### Exercise
In the entries below, repeat only the lines between those holding "Clone this chart in Apache ECharts." and "var annotation = '(372 \u00b1 1) p.e.';", inclusive. Leave pictures out.

### Listed entries
** begin **
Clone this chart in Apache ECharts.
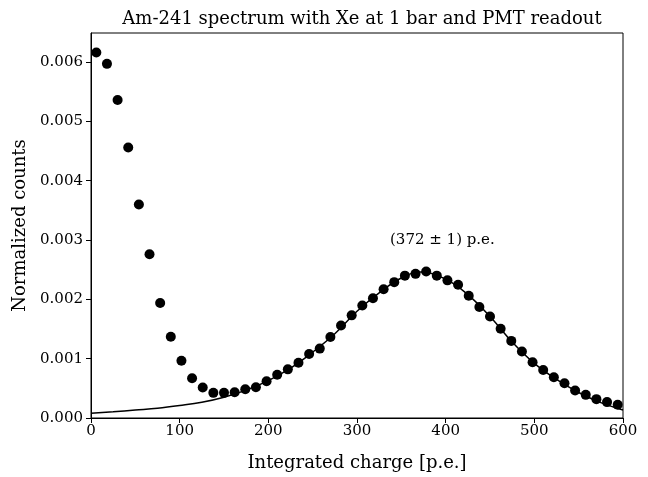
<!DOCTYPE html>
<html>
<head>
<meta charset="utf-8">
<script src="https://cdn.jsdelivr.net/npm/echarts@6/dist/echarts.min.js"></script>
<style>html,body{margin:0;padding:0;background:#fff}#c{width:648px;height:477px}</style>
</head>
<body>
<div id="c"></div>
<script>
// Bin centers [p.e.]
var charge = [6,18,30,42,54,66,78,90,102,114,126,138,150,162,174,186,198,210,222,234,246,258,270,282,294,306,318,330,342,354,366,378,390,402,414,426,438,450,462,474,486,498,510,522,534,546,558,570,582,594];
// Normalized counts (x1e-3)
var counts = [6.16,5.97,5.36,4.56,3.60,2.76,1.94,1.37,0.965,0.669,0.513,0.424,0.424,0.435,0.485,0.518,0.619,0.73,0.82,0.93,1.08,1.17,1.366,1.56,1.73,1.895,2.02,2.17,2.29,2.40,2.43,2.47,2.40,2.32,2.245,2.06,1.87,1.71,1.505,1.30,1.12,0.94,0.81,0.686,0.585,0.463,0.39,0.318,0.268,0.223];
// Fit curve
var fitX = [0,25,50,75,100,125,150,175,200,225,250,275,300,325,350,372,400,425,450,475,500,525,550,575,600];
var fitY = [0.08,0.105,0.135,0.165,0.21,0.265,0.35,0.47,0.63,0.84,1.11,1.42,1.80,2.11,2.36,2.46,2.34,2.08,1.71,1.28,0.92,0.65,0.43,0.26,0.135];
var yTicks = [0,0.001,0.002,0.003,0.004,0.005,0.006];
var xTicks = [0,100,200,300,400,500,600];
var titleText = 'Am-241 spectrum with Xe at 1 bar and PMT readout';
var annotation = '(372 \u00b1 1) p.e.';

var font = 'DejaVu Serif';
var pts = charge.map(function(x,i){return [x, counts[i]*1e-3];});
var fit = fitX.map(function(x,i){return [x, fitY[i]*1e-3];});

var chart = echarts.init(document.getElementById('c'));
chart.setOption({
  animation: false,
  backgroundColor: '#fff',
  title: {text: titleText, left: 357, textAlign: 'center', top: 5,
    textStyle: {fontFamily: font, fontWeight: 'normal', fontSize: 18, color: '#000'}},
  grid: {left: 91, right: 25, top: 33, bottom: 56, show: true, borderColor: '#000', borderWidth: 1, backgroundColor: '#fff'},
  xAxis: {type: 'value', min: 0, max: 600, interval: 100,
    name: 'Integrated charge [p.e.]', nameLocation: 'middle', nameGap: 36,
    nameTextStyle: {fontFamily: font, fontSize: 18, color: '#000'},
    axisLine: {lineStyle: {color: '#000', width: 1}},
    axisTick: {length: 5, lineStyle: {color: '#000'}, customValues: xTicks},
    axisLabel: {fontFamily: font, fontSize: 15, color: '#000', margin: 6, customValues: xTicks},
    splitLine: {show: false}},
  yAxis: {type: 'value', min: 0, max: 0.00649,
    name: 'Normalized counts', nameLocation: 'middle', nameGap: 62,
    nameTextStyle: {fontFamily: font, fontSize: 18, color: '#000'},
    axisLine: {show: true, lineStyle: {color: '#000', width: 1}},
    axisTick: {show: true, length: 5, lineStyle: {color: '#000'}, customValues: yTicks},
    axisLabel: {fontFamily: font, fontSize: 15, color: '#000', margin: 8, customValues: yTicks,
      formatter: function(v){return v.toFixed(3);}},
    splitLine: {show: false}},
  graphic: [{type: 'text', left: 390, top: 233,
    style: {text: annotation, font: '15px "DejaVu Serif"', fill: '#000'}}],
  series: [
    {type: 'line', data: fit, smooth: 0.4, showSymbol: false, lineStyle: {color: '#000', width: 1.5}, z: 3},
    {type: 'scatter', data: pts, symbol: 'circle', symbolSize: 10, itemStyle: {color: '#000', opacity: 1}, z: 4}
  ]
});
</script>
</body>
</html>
** end **
** begin **
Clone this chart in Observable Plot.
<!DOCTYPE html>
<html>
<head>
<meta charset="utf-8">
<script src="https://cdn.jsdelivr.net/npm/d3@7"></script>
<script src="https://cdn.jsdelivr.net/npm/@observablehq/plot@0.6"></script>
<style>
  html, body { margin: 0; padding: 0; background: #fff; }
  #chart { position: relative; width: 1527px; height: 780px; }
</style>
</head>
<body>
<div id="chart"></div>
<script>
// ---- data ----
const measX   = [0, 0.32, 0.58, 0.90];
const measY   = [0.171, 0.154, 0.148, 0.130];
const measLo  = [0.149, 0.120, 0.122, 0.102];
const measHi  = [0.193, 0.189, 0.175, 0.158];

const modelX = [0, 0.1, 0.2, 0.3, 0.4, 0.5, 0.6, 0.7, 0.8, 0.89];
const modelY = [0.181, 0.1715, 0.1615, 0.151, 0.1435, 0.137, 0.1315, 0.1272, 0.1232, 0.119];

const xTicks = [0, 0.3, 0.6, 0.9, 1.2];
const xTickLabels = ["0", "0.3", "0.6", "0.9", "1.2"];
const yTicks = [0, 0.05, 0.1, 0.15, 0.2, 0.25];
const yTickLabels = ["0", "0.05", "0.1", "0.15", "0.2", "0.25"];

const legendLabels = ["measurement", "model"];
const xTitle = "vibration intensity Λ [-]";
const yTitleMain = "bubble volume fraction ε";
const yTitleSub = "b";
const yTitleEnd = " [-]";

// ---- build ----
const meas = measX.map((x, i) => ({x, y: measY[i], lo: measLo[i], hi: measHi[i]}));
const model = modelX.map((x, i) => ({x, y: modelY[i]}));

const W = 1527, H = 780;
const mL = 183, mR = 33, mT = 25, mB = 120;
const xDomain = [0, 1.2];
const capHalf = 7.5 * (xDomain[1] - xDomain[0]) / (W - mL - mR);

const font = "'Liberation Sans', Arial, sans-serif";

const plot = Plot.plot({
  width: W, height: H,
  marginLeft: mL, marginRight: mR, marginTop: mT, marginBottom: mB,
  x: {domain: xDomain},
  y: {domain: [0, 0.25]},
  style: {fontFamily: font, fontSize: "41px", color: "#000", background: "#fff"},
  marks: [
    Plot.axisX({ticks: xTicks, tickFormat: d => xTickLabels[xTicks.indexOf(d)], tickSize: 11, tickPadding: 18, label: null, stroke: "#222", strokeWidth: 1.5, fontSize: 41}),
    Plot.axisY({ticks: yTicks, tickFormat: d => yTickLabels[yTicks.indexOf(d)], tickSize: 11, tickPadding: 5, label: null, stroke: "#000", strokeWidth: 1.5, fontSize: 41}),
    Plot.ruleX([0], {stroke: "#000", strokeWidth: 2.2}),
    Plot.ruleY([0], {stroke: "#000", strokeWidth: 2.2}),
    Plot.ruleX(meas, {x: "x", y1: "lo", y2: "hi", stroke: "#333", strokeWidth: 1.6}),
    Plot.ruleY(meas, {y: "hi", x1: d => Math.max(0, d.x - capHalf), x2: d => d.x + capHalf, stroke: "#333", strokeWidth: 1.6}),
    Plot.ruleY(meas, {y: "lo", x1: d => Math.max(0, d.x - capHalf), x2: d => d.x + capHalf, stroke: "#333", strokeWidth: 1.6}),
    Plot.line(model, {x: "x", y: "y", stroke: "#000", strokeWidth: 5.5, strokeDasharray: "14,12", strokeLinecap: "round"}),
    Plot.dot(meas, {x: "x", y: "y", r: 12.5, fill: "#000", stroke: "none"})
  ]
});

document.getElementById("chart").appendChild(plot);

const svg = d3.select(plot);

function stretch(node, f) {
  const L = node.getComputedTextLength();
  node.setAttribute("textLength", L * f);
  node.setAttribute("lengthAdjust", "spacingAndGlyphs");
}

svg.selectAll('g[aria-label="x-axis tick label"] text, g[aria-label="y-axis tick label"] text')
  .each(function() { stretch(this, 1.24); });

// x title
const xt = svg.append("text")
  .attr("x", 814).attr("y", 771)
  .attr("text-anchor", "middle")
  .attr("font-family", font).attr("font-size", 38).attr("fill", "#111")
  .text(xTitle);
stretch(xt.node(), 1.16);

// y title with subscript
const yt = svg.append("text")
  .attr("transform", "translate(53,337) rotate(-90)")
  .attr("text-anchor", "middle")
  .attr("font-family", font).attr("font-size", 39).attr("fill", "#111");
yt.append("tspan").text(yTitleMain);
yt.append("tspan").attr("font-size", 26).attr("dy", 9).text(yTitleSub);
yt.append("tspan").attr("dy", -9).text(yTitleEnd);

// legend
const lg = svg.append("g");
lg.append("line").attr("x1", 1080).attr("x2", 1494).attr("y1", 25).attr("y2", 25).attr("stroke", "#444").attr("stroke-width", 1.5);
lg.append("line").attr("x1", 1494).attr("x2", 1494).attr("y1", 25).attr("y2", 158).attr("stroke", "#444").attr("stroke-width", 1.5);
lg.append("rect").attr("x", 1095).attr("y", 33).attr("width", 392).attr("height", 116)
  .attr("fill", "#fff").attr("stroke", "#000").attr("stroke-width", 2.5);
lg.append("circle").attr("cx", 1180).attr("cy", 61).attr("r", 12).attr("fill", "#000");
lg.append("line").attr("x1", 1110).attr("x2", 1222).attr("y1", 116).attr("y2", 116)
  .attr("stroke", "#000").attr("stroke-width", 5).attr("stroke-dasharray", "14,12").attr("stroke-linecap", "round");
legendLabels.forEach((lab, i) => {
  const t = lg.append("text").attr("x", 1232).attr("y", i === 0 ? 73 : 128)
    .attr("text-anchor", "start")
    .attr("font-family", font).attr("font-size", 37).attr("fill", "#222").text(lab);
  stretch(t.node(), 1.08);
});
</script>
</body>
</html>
** end **
### Response to the exercise
Clone this chart in Apache ECharts.
<!DOCTYPE html>
<html>
<head>
<meta charset="utf-8">
<script src="https://cdn.jsdelivr.net/npm/echarts@6/dist/echarts.min.js"></script>
<style>html,body{margin:0;padding:0;background:#fff}#c{width:648px;height:477px}</style>
</head>
<body>
<div id="c"></div>
<script>
// Bin centers [p.e.]
var charge = [6,18,30,42,54,66,78,90,102,114,126,138,150,162,174,186,198,210,222,234,246,258,270,282,294,306,318,330,342,354,366,378,390,402,414,426,438,450,462,474,486,498,510,522,534,546,558,570,582,594];
// Normalized counts (x1e-3)
var counts = [6.16,5.97,5.36,4.56,3.60,2.76,1.94,1.37,0.965,0.669,0.513,0.424,0.424,0.435,0.485,0.518,0.619,0.73,0.82,0.93,1.08,1.17,1.366,1.56,1.73,1.895,2.02,2.17,2.29,2.40,2.43,2.47,2.40,2.32,2.245,2.06,1.87,1.71,1.505,1.30,1.12,0.94,0.81,0.686,0.585,0.463,0.39,0.318,0.268,0.223];
// Fit curve
var fitX = [0,25,50,75,100,125,150,175,200,225,250,275,300,325,350,372,400,425,450,475,500,525,550,575,600];
var fitY = [0.08,0.105,0.135,0.165,0.21,0.265,0.35,0.47,0.63,0.84,1.11,1.42,1.80,2.11,2.36,2.46,2.34,2.08,1.71,1.28,0.92,0.65,0.43,0.26,0.135];
var yTicks = [0,0.001,0.002,0.003,0.004,0.005,0.006];
var xTicks = [0,100,200,300,400,500,600];
var titleText = 'Am-241 spectrum with Xe at 1 bar and PMT readout';
var annotation = '(372 \u00b1 1) p.e.';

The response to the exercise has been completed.